01Overview
Impact bias is the tendency to overestimate how strongly and how long future events will affect us emotionally — good or bad. For product teams, it means overpredicting delight from a feature and overpredicting outrage from a change.
Teams delay shipping for fear of catastrophic backlash that fades in days. Or they oversell launches that users shrug at. Impact bias distorts prioritisation: huge effort for moderate feelings, or insufficient care for changes that actually do linger.
02Detailed explanation
Impact bias skews roadmaps and change management:
- Rebrand panic predicts permanent churn; most users adapt within weeks if core utility holds.
- Minor copy tweaks are treated as earth-shattering internally; users never notice.
- Teams underestimate lasting harm from trust violations — fees, privacy breaches — that impact bias should flag but optimism suppresses.
- Feature hype promises life-changing outcomes; onboarding data shows mild curiosity.
Impact bias interacts with peak–end rule: users remember peaks and endings, not duration — teams misforecast because they imagine entire journeys at peak intensity.
03Why it exists
Affective forecasting is poor. We simulate future feelings with today's salience — the rebrand meeting is vivid, so the user reaction feels vivid forever.
Organisations dramatise launches for alignment. Drama becomes belief about user emotion.
Will users still feel this strongly in six weeks — or will it blur into the background?
04Effects on users
Users adapt to UI more than teams expect — except when core mental models break or trust ruptures. Knowing which changes are cosmetic vs structural separates good change management from panic.
They also experience impact bias personally: avoiding a small UX friction they imagine will ruin their day — when it would be forgotten in an hour.
05Effects on designers & teams
Teams miscalibrate impact in planning and comms:
- Launch theatre. All-hands energy implies user ecstasy at equal volume.
- Change paralysis. Fear of backlash delays fixes users would welcome.
- Under-supporting real shocks. Price hikes treated like minor tweaks because optimism bias joins the party.
- Overbuilt delight features. Investment in confetti when users wanted reliability.
06Practical takeaways
- Classify changes by mental-model disruption. Cosmetic vs structural vs trust — different impact horizons.
- Study past change curves. How long did outrage or delight actually last?
- Communicate proportionally. Don't cry wolf on minor updates; don't whisper on major ones.
- Plan adaptation support.
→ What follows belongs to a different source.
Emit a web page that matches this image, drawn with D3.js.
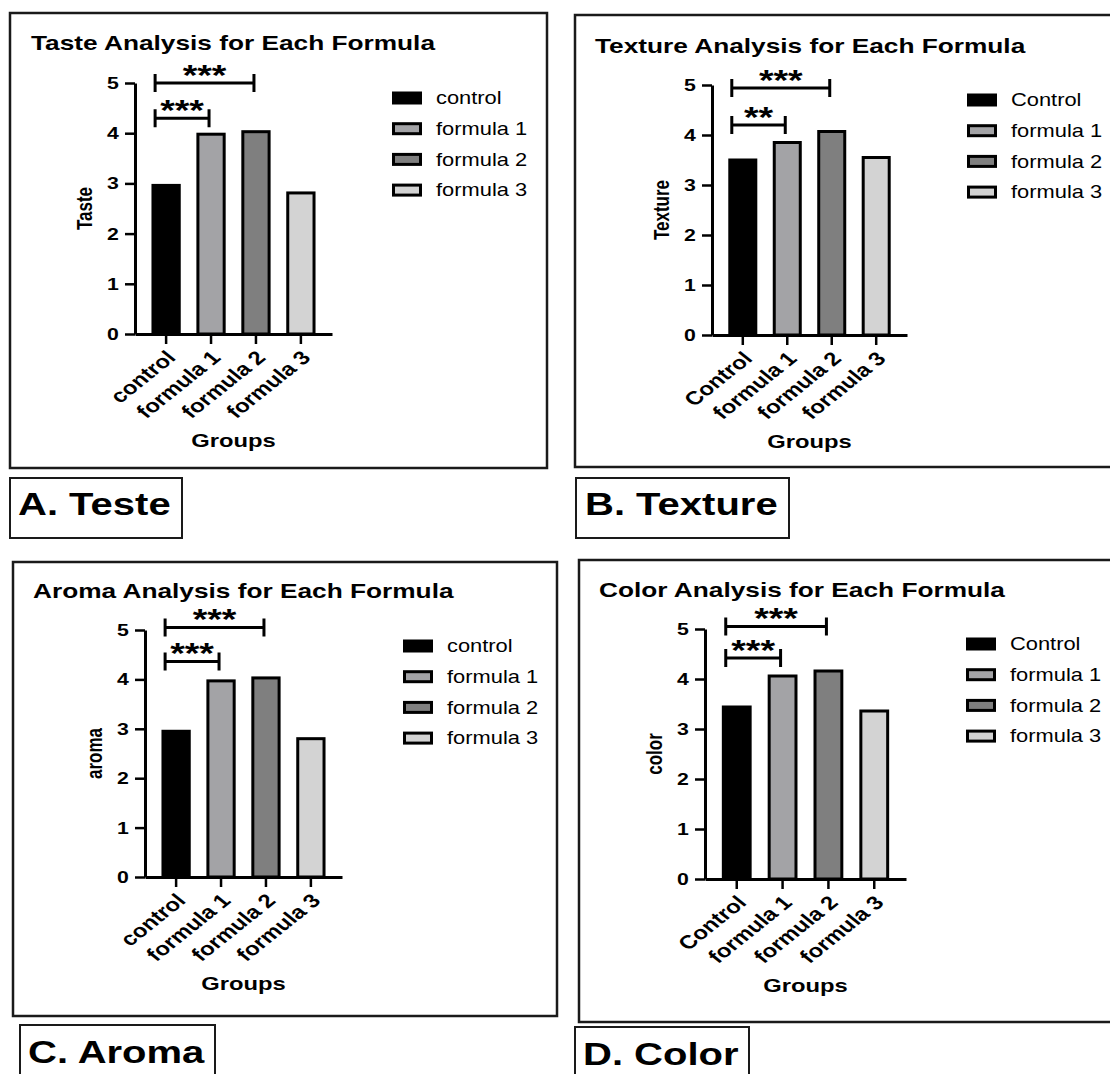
<!DOCTYPE html>
<html>
<head>
<meta charset="utf-8">
<script src="https://cdn.jsdelivr.net/npm/d3@7"></script>
<style>
  body { margin: 0; background: #fff; }
  text { font-family: "Liberation Sans", Arial, sans-serif; fill: #000; }
</style>
</head>
<body>
<script>
// x categories (B and D spell the first one with a capital)
const groupsLower = ["control", "formula 1", "formula 2", "formula 3"];
const groupsUpper = ["Control", "formula 1", "formula 2", "formula 3"];

// mean scores
const tasteValues   = [2.96, 3.98, 4.03, 2.81];
const textureValues = [3.50, 3.85, 4.07, 3.55];
const aromaValues   = [2.95, 3.97, 4.03, 2.80];
const colorValues   = [3.44, 4.06, 4.16, 3.36];

const yTicks = [0, 1, 2, 3, 4, 5];

// significance brackets: [from group, to group, height, stars]
const tasteSig   = [[0, 2, 5.0, "***"], [0, 1, 4.3, "***"]];
const textureSig = [[0, 2, 4.94, "***"], [0, 1, 4.2, "**"]];
const aromaSig   = [[0, 2, 5.05, "***"], [0, 1, 4.36, "***"]];
const colorSig   = [[0, 2, 5.05, "***"], [0, 1, 4.42, "***"]];

const fills = ["#000000", "#a3a3a6", "#7f7f7f", "#d3d3d3"];

// the source figure is stretched sideways, so text is too
const SX = 1.25;

const panels = [
  {title: "Taste Analysis for Each Formula", yLabel: "Taste", tag: "A. Teste",
   groups: groupsLower, values: tasteValues, sig: tasteSig,
   box: [10, 13, 537, 455], titleX: 31, titleY: 50,
   axisX: 135, xEnd: 332, y0: 334, y5: 83,
   legX: 392, legY: 98, tagBox: [10, 478, 172, 60], tagText: [18, 515]},
  {title: "Texture Analysis for Each Formula", yLabel: "Texture", tag: "B. Texture",
   groups: groupsUpper, values: textureValues, sig: textureSig,
   box: [575, 15, 560, 452], titleX: 595, titleY: 53,
   axisX: 712, xEnd: 907, y0: 335, y5: 85,
   legX: 967, legY: 100, tagBox: [576, 478, 213, 60], tagText: [585, 515]},
  {title: "Aroma Analysis for Each Formula", yLabel: "aroma", tag: "C. Aroma",
   groups: groupsLower, values: aromaValues, sig: aromaSig,
   box: [13, 562, 544, 454], titleX: 33, titleY: 598,
   axisX: 145, xEnd: 342, y0: 877, y5: 630,
   legX: 403, legY: 646, tagBox: [20, 1025, 195, 70], tagText: [28, 1063]},
  {title: "Color Analysis for Each Formula", yLabel: "color", tag: "D. Color",
   groups: groupsUpper, values: colorValues, sig: colorSig,
   box: [579, 560, 560, 462], titleX: 599, titleY: 597,
   axisX: 705, xEnd: 906, y0: 879, y5: 629,
   legX: 966, legY: 644, tagBox: [575, 1027, 174, 70], tagText: [583, 1065]}
];

const svg = d3.select("body")
    .append("svg")
    .attr("width", 1110)
    .attr("height", 1074)
    .style("background", "#fff");

function stext(g, x, y, str, size, weight, anchor) {
  return g.append("text")
    .attr("transform", `translate(${x},${y}) scale(${SX},1)`)
    .attr("font-size", size)
    .attr("font-weight", weight)
    .attr("text-anchor", anchor || "start")
    .text(str);
}

panels.forEach(p => {
  const g = svg.append("g");

  // frame around the panel
  g.append("rect")
    .attr("x", p.box[0]).attr("y", p.box[1])
    .attr("width", p.box[2]).attr("height", p.box[3])
    .attr("fill", "none").attr("stroke", "#1a1a1a").attr("stroke-width", 2.5);

  // panel tag box below
  g.append("rect")
    .attr("x", p.tagBox[0]).attr("y", p.tagBox[1])
    .attr("width", p.tagBox[2]).attr("height", p.tagBox[3])
    .attr("fill", "none").attr("stroke", "#1a1a1a").attr("stroke-width", 2);
  stext(g, p.tagText[0], p.tagText[1], p.tag, 32, "bold");

  stext(g, p.titleX, p.titleY, p.title, 21, "bold");

  const x = d3.scaleBand()
      .domain(p.groups)
      .range([p.axisX, p.xEnd])
      .paddingInner(0.415)
      .paddingOuter(0.4);

  const y = d3.scaleLinear()
      .domain([0, 5])
      .range([p.y0, p.y5]);

  // bars
  g.append("g")
    .selectAll("rect")
    .data(p.values)
    .join("rect")
    .attr("x", (d, i) => x(p.groups[i]))
    .attr("y", d => y(d))
    .attr("width", x.bandwidth())
    .attr("height", d => y(0) - y(d))
    .attr("fill", (d, i) => fills[i])
    .attr("stroke", "#000")
    .attr("stroke-width", 3);

  // y axis
  const yAxis = g.append("g")
    .attr("transform", `translate(${p.axisX},0)`)
    .call(d3.axisLeft(y).tickValues(yTicks).tickFormat(d3.format("d"))
      .tickSize(10).tickSizeOuter(0).tickPadding(3));
  yAxis.select(".domain").attr("stroke-width", 3).attr("stroke", "#000");
  yAxis.selectAll(".tick line").attr("stroke-width", 2.5).attr("stroke", "#000");
  yAxis.selectAll(".tick text")
    .attr("font-size", 17).attr("font-weight", "bold")
    .attr("font-family", null)
    .attr("transform", `scale(${SX},1)`);

  // x axis
  const xAxis = g.append("g")
    .attr("transform", `translate(0,${p.y0})`)
    .call(d3.axisBottom(x).tickSize(10).tickSizeOuter(0));
  xAxis.select(".domain").attr("stroke-width", 3).attr("stroke", "#000");
  xAxis.selectAll(".tick line").attr("stroke-width", 2.5).attr("stroke", "#000");
  xAxis.selectAll(".tick text")
    .attr("font-size", 19).attr("font-weight", "bold")
    .attr("font-family", null)
    .attr("x", 0).attr("y", 0).attr("dy", "0.35em")
    .attr("text-anchor", "end")
    .attr("transform", `translate(5,20) scale(${SX},1) rotate(-45)`);

  // axis titles
  g.append("text")
    .attr("transform", `translate(${p.axisX - 50},${(p.y0 + p.y5) / 2}) scale(${SX},1) rotate(-90)`)
    .attr("font-size", 17).attr("font-weight", "bold")
    .attr("text-anchor", "middle").attr("dy", "0.35em")
    .text(p.yLabel);
  stext(g, (p.axisX + p.xEnd) / 2, p.y0 + 113, "Groups", 19, "bold", "middle");

  // significance brackets
  const mid = i => x(p.groups[i]) + x.bandwidth() / 2;
  const sig = g.append("g");
  p.sig.forEach(s => {
    const x1 = mid(s[0]) - 11, x2 = mid(s[1]) - 2, yy = y(s[2]);
    sig.append("path")
      .attr("d", `M${x1},${yy - 9}V${yy + 9}M${x1},${yy}H${x2}M${x2},${yy - 9}V${yy + 9}`)
      .attr("fill", "none").attr("stroke", "#000").attr("stroke-width", 3);
    stext(sig, (x1 + x2) / 2, yy + 1.5, s[3], 30, "bold", "middle");
  });

  // legend
  const leg = g.append("g");
  p.groups.forEach((name, i) => {
    const ly = p.legY + i * 30.7;
    leg.append("rect")
      .attr("x", p.legX + 1.5).attr("y", ly - 5)
      .attr("width", 27).attr("height", 10)
      .attr("fill", fills[i]).attr("stroke", "#000").attr("stroke-width", 3);
    stext(leg, p.legX + 44, ly, name, 17.5, "normal").attr("dy", "0.35em");
  });
});
</script>
</body>
</html>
Short intense confusion may need a week of guidance, not a quarter of freeze.
- Measure at day 30, not day 3. Impact forecasts should match realistic decay.
- Separate internal excitement from user outcome. Ship parties ≠ user transformation.
07Design examples
The catastrophe that wasn't
Leadership delays a rebrand six months fearing churn. Competitor ships first. Post-launch churn is within normal variance — impact bias cost timing, not saved users.
The hike we underestimated
A team treats a 40% price increase as "users will adjust." Impact bias plus optimism. Churn spikes persist — trust violations decay slower than UI annoyance.
Confetti and shrugs
A major release gets a marketing splash predicting transformation. Usage curves flat after week one. Internal impact forecast was high; user impact was shallow.
Emergency rollback
A button label changes from "Save" to "Done." Internal debate consumes two sprints. Support receives zero tickets. Impact bias on the inside; indifference outside.
08Ethical risks
Misforecasting harm leads to inadequate support for users facing real financial or emotional consequences — while cosmetic drama steals attention from serious harm.
Overselling impact manipulates users into urgency for changes that barely affect them — cry-wolf marketing.
Self-test: Which upcoming change are you treating as catastrophic or transformative — and what does past data say about decay?